Problems arise over how to allocate supply and meet the excess demand in the market, since price cannot increase. This may involve a first come, first served basis or sellers preference - both of which are deemed to be unfair.
It is difficult for the government to monitor and enforce maximum price controls in markets. There is a danger of shadow markets being created. Some people may be prepared to pay more for the good to ensure they obtain it. This is often seen with tickets at popular football matches and theatre shows.
What’s a minimum price scheme
In a minimum price scheme, the government may impose a limit on how much prices of certain goods and services can fall. Such schemes have been used in commodity markets to protect the income of farmers and also in labour markets to prevent the exploitation of workers (the national minimum wage),
More recently, there have been calls for a minimum price on goods which create high external costs, such as alcohol and fizzy drinks.

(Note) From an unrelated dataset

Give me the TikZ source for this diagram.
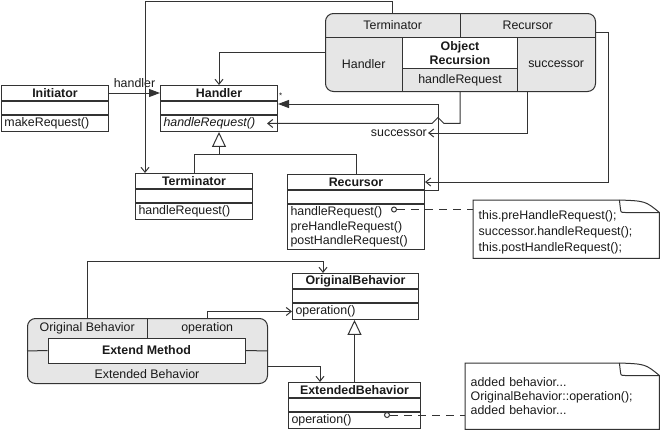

Tell me about farmers and getting a guaranteed minimum price
For example, EU farmers are guaranteed a minimum price for many commodities, including sugar, wheat and barley. Usually the minimum price is set above the free market price, causing agricultural surpluses or an excess supply. These are purchased by a government agency at the guaranteed minimum price.
Note that a minimum price set below the free market equilibrium price will have no effect.
Define minimum price
A floor price set by the government on a good or service, which below it cannot fall. It may be enforced through government intervention
Define guaranteed minimum price
Where the surplus output created is purchased by a government agency at the minimum price. The main aim of such a scheme is to protect producer incomes.